If Sigmund Freud learned Spanish in order to read Don Quixote in the original, I learned English in order to read The New Yorker. This publication is a dangerous one: it is addictive. It robs you of hours of sleep, and of time you might devote to other reading material. You risk becoming one of those tired-looking people who define themselves as readers of one single publication. I am a slave to the press in general and in particular to The New Yorker, the publication that keeps me from reading novels, or makes me read them more slowly. The other night I was up late with an article called The Baby in the Well, subtitled The case against empathy.

The author, Paul Bloom, spoke of how empathy has become a star issue for neurologists, psychiatrists and the like; of how empathy can be castrated as a result of abuse in childhood, traumatic experience, or, the extreme case, psychopathy. He notes that empathy is a recent term, only a century old, but now fundamental to our understanding of how the human being puts himself in another's shoes. One of the cases that illustrate the piece is that of a child of three, Kathy Fiscus, who in 1949 held the American public's on-air attention as she was rescued from a well in San Marino, California. Empathy is the characteristic that makes us human, but also includes sentimentality, which can blind us too. We felt for the captive girls in Newtown, because we saw their photos and their names, but there are many children's faces we never see, or know their names; they are mere statistics which never move us. We are moved more by the story of the murdered Marta del Castillo, because her case concerns us as parents, than by the thousands of girls raped and murdered in Guatemala. And there is nothing wrong in this discrimination of feeling. We have to use our reason to keep our empathy at arm's length, or the evils of the world would drive us crazy.
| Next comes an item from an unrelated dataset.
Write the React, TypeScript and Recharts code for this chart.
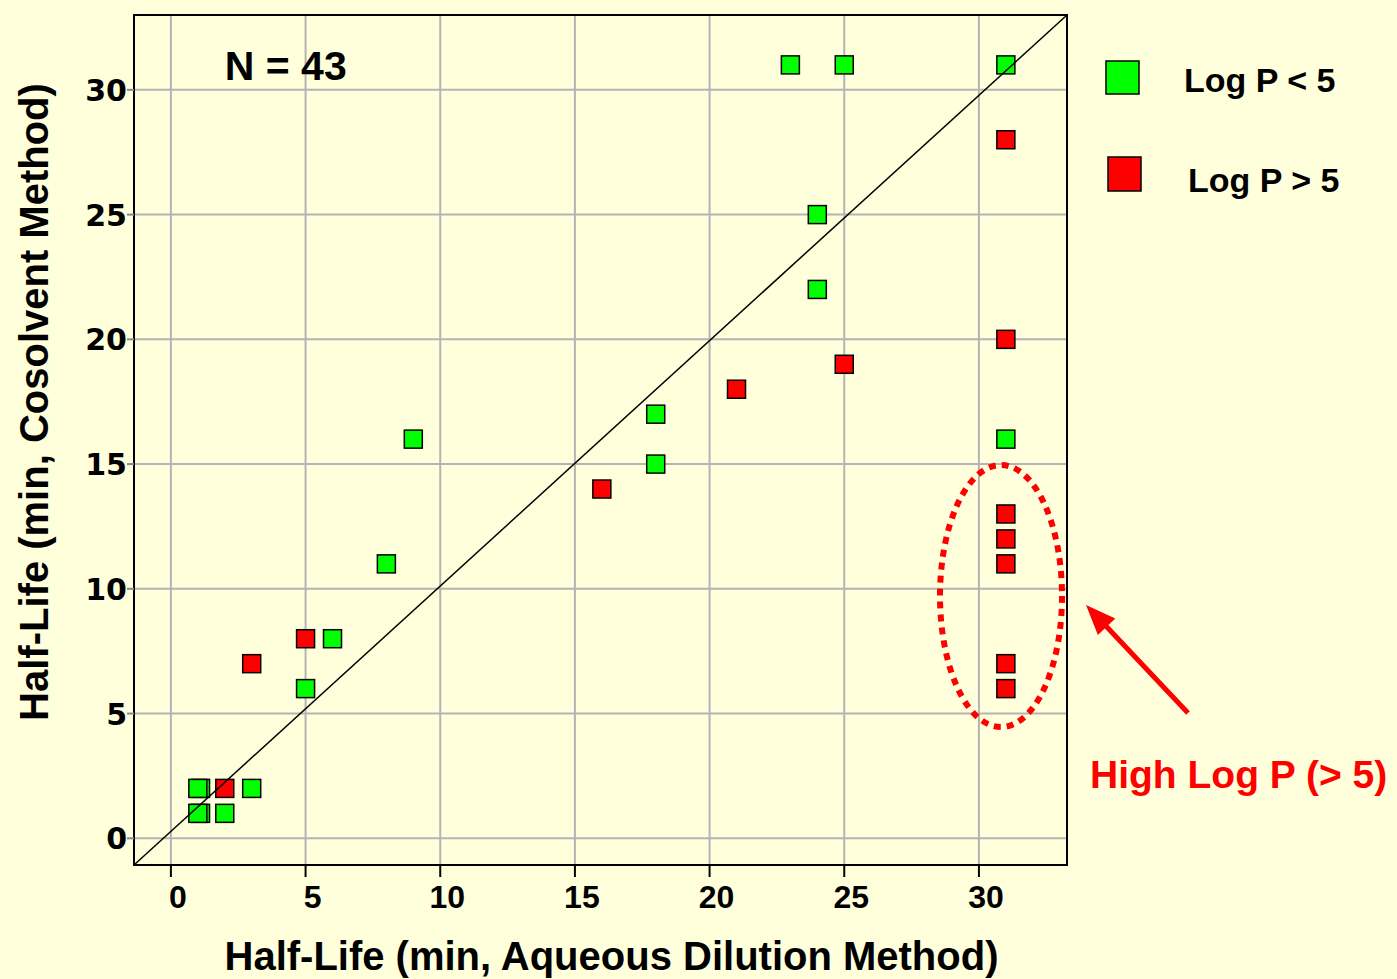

We felt for the captive girls in Newtown, because we saw their photos and their names

Then I saw a connection between the article on empathy, and a number of letters I had received concerning my recent column about the forced exile of Spanish scientists. As many journalists have lately been doing, I had written about the case of Diego Martínez, the young physicist who, on the same day, received a major international prize for his work and learned that an academic committee in Spain had turned down his application for a grant. Some researchers told me I seemed to suggest that those who had been accepted deserved the grant less than he did, and that this was unfair. Which is true enough. They also said I ought to have placed more emphasis on the budget cutbacks: the committee had only three grants for physics and 22 for all the sciences to offer. Every letter I received contained a different story: that of a scientist with a brilliant record who had wanted to return to Spain, in spite of the prestigious post he held in Germany, but for whom the stagnant Spanish academic system could find no other use than a teaching post at the elementary level with no chance of a professorship; that of another whose outstanding merits, obtained abroad, were not even recognized in Spain; that of a woman who knows she will only be able to return after she retires. In all of them you saw the effects of the crisis, mixed with something far older: the torpid Spanish inertia that rewards only those who have never strayed from home.

When I wrote my column about scientific exile, I gave my indignation various faces: those of Diego Martínez and several Spanish researchers I know in New York, who have similar stories to tell. My empathy got the better of me. Now reason tells me that I ought to have congratulated the deserving people who did get their grants, and will not have to go into obligatory exile.